▶ [DIRECTIVE] Answer with nothing but a number: how many lines include the word "this"?

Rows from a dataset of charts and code
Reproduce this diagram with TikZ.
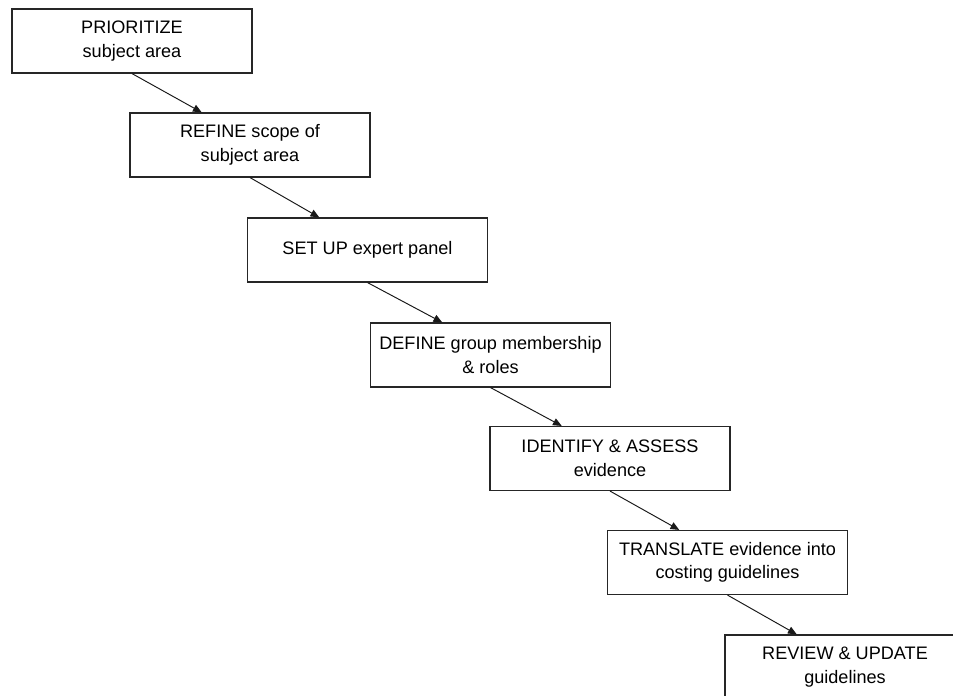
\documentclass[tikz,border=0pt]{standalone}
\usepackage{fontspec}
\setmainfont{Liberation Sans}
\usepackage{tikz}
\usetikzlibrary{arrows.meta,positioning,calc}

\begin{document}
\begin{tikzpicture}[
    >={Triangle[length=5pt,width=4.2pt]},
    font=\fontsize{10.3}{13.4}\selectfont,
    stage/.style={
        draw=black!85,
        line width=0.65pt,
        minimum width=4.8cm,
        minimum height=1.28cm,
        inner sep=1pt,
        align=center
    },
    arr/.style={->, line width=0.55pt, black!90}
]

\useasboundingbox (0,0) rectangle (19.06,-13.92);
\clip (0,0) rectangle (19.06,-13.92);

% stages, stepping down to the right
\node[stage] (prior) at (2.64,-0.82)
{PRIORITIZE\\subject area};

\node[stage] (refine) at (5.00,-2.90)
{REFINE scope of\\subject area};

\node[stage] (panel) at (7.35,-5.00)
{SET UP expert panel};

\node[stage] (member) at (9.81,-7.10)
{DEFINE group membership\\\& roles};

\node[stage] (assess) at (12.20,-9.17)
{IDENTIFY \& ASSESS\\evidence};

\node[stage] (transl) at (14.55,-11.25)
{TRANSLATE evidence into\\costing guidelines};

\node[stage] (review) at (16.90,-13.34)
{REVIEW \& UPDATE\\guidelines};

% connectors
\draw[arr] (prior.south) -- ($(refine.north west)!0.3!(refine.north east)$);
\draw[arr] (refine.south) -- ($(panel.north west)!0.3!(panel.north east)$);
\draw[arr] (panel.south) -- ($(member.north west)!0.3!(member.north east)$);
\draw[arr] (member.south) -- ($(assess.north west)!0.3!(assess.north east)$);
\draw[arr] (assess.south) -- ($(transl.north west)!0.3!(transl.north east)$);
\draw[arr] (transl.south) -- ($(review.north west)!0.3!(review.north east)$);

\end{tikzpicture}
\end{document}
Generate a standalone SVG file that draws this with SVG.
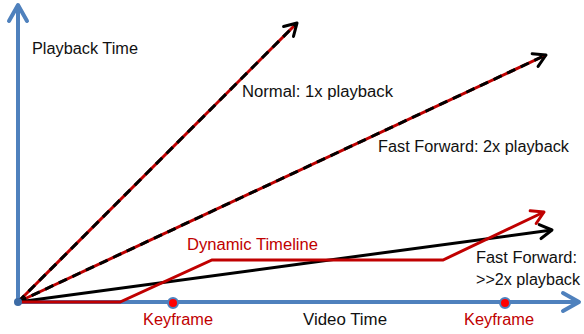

▶ [EXERCISE OUTPUT] 2